**TASK TO COMPLETE**
Quote each line of the material verbatim, without the pictures.

**DATASET RECORDS**
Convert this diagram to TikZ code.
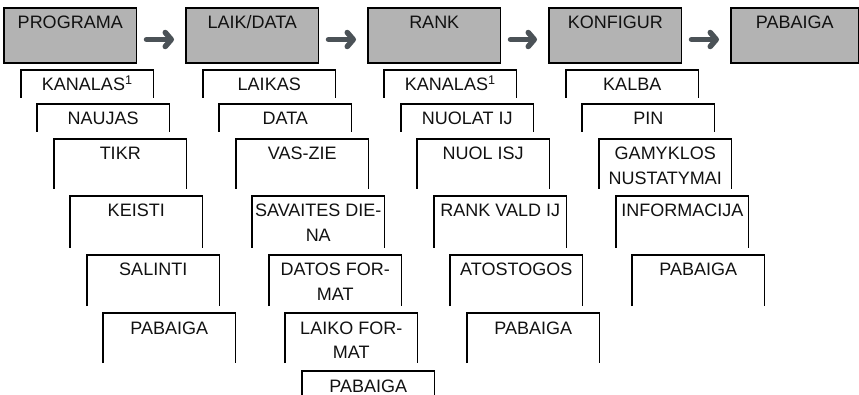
\documentclass[tikz,border=0pt]{standalone}
\usepackage{fontspec}
\setmainfont{Liberation Sans}
\usetikzlibrary{arrows.meta}
\definecolor{hdrfill}{HTML}{B3B3B3}
\definecolor{arrgray}{HTML}{4B5257}
\definecolor{txt}{HTML}{111111}
\newcommand\hdrbox[4]{% name, left, width, text
  \node[hdr, minimum width=#3pt, anchor=north west] (#1) at (#2,8) {};
  \node[lbl] (#1-t) at ([yshift=-21pt]#1.north) {#4};
}
\newcommand\subbox[5]{% name, left, top, height, text
  \node[sub, minimum height=#4pt, anchor=north west] (#1) at (#2,#3) {};
  \draw[subline] (#1.south west) -- (#1.north west) -- (#1.north east) -- (#1.south east);
  \node[lbl] (#1-t) at ([yshift=-21pt]#1.north) {\begin{tabular}[t]{@{}c@{}}#5\end{tabular}};
}
\tikzset{
  hdr/.style={draw=black, line width=1.2pt, fill=hdrfill, minimum height=55pt, inner sep=0pt, outer sep=0pt},
  sub/.style={minimum width=132.5pt, inner sep=0pt, outer sep=0pt},
  subline/.style={line width=1.2pt, line join=miter},
  lbl/.style={anchor=base, inner sep=0pt, outer sep=0pt, text=txt, font=\fontsize{18}{24.5}\selectfont},
  arr/.style={draw=arrgray, line width=5.5pt, line cap=round, -{Straight Barb[length=6pt, width=14pt, round]}, shorten <=10pt, shorten >=12pt}
}
\begin{document}
\begin{tikzpicture}[x=1pt, y=-1pt]
\useasboundingbox (0,0) rectangle (859,395);
% header boxes
\hdrbox{h1}{4}{132.5}{PROGRAMA}
\hdrbox{h2}{186}{132.5}{LAIK/DATA}
\hdrbox{h3}{368}{132.5}{RANK}
\hdrbox{h4}{549}{132.5}{KONFIGUR}
\hdrbox{h5}{731}{127.4}{PABAIGA}
% arrows
\draw[arr] ([yshift=-4pt]h1.east) -- ([yshift=-4pt]h2.west);
\draw[arr] ([yshift=-4pt]h2.east) -- ([yshift=-4pt]h3.west);
\draw[arr] ([yshift=-4pt]h3.east) -- ([yshift=-4pt]h4.west);
\draw[arr] ([yshift=-4pt]h4.east) -- ([yshift=-4pt]h5.west);
% column 1
\subbox{a1}{21}{70}{28}{KANALAS\textsuperscript{1}}
\subbox{a2}{37}{104}{28}{NAUJAS}
\subbox{a3}{54}{139}{50}{TIKR}
\subbox{a4}{70}{196}{52}{KEISTI}
\subbox{a5}{87}{255}{51}{SALINTI}
\subbox{a6}{103}{313}{50}{PABAIGA}
% column 2
\subbox{b1}{203}{70}{28}{LAIKAS}
\subbox{b2}{219}{104}{28}{DATA}
\subbox{b3}{236}{139}{50}{VAS-ZIE}
\subbox{b4}{252}{196}{52}{SAVAITES DIE-\\NA}
\subbox{b5}{269}{255}{51}{DATOS FOR-\\MAT}
\subbox{b6}{285}{313}{50}{LAIKO FOR-\\MAT}
\subbox{b7}{302}{371}{30}{PABAIGA}
% column 3
\subbox{c1}{384}{70}{28}{KANALAS\textsuperscript{1}}
\subbox{c2}{401}{104}{28}{NUOLAT IJ}
\subbox{c3}{417}{139}{50}{NUOL ISJ}
\subbox{c4}{434}{196}{52}{RANK VALD IJ}
\subbox{c5}{450}{255}{51}{ATOSTOGOS}
\subbox{c6}{467}{313}{50}{PABAIGA}
% column 4
\subbox{d1}{566}{70}{28}{KALBA}
\subbox{d2}{582}{104}{28}{PIN}
\subbox{d3}{599}{139}{50}{GAMYKLOS\\NUSTATYMAI}
\subbox{d4}{616}{196}{52}{INFORMACIJA}
\subbox{d5}{632}{255}{51}{PABAIGA}
\end{tikzpicture}
\end{document}
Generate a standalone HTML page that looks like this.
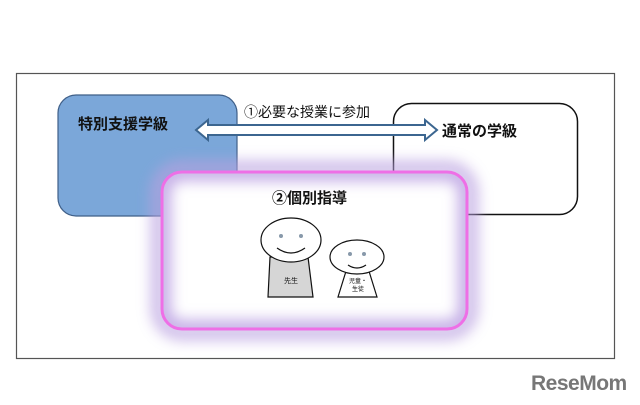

**CORRECT OUTPUT**
Convert this diagram to TikZ code.
\documentclass[tikz,border=0pt]{standalone}
\usepackage{fontspec}
\setmainfont{Liberation Sans}
\usetikzlibrary{arrows.meta}
\definecolor{hdrfill}{HTML}{B3B3B3}
\definecolor{arrgray}{HTML}{4B5257}
\definecolor{txt}{HTML}{111111}
\newcommand\hdrbox[4]{% name, left, width, text
  \node[hdr, minimum width=#3pt, anchor=north west] (#1) at (#2,8) {};
  \node[lbl] (#1-t) at ([yshift=-21pt]#1.north) {#4};
}
\newcommand\subbox[5]{% name, left, top, height, text
  \node[sub, minimum height=#4pt, anchor=north west] (#1) at (#2,#3) {};
  \draw[subline] (#1.south west) -- (#1.north west) -- (#1.north east) -- (#1.south east);
  \node[lbl] (#1-t) at ([yshift=-21pt]#1.north) {\begin{tabular}[t]{@{}c@{}}#5\end{tabular}};
}
\tikzset{
  hdr/.style={draw=black, line width=1.2pt, fill=hdrfill, minimum height=55pt, inner sep=0pt, outer sep=0pt},
  sub/.style={minimum width=132.5pt, inner sep=0pt, outer sep=0pt},
  subline/.style={line width=1.2pt, line join=miter},
  lbl/.style={anchor=base, inner sep=0pt, outer sep=0pt, text=txt, font=\fontsize{18}{24.5}\selectfont},
  arr/.style={draw=arrgray, line width=5.5pt, line cap=round, -{Straight Barb[length=6pt, width=14pt, round]}, shorten <=10pt, shorten >=12pt}
}
\begin{document}
\begin{tikzpicture}[x=1pt, y=-1pt]
\useasboundingbox (0,0) rectangle (859,395);
% header boxes
\hdrbox{h1}{4}{132.5}{PROGRAMA}
\hdrbox{h2}{186}{132.5}{LAIK/DATA}
\hdrbox{h3}{368}{132.5}{RANK}
\hdrbox{h4}{549}{132.5}{KONFIGUR}
\hdrbox{h5}{731}{127.4}{PABAIGA}
% arrows
\draw[arr] ([yshift=-4pt]h1.east) -- ([yshift=-4pt]h2.west);
\draw[arr] ([yshift=-4pt]h2.east) -- ([yshift=-4pt]h3.west);
\draw[arr] ([yshift=-4pt]h3.east) -- ([yshift=-4pt]h4.west);
\draw[arr] ([yshift=-4pt]h4.east) -- ([yshift=-4pt]h5.west);
% column 1
\subbox{a1}{21}{70}{28}{KANALAS\textsuperscript{1}}
\subbox{a2}{37}{104}{28}{NAUJAS}
\subbox{a3}{54}{139}{50}{TIKR}
\subbox{a4}{70}{196}{52}{KEISTI}
\subbox{a5}{87}{255}{51}{SALINTI}
\subbox{a6}{103}{313}{50}{PABAIGA}
% column 2
\subbox{b1}{203}{70}{28}{LAIKAS}
\subbox{b2}{219}{104}{28}{DATA}
\subbox{b3}{236}{139}{50}{VAS-ZIE}
\subbox{b4}{252}{196}{52}{SAVAITES DIE-\\NA}
\subbox{b5}{269}{255}{51}{DATOS FOR-\\MAT}
\subbox{b6}{285}{313}{50}{LAIKO FOR-\\MAT}
\subbox{b7}{302}{371}{30}{PABAIGA}
% column 3
\subbox{c1}{384}{70}{28}{KANALAS\textsuperscript{1}}
\subbox{c2}{401}{104}{28}{NUOLAT IJ}
\subbox{c3}{417}{139}{50}{NUOL ISJ}
\subbox{c4}{434}{196}{52}{RANK VALD IJ}
\subbox{c5}{450}{255}{51}{ATOSTOGOS}
\subbox{c6}{467}{313}{50}{PABAIGA}
% column 4
\subbox{d1}{566}{70}{28}{KALBA}
\subbox{d2}{582}{104}{28}{PIN}
\subbox{d3}{599}{139}{50}{GAMYKLOS\\NUSTATYMAI}
\subbox{d4}{616}{196}{52}{INFORMACIJA}
\subbox{d5}{632}{255}{51}{PABAIGA}
\end{tikzpicture}
\end{document}
Generate a standalone HTML page that looks like this.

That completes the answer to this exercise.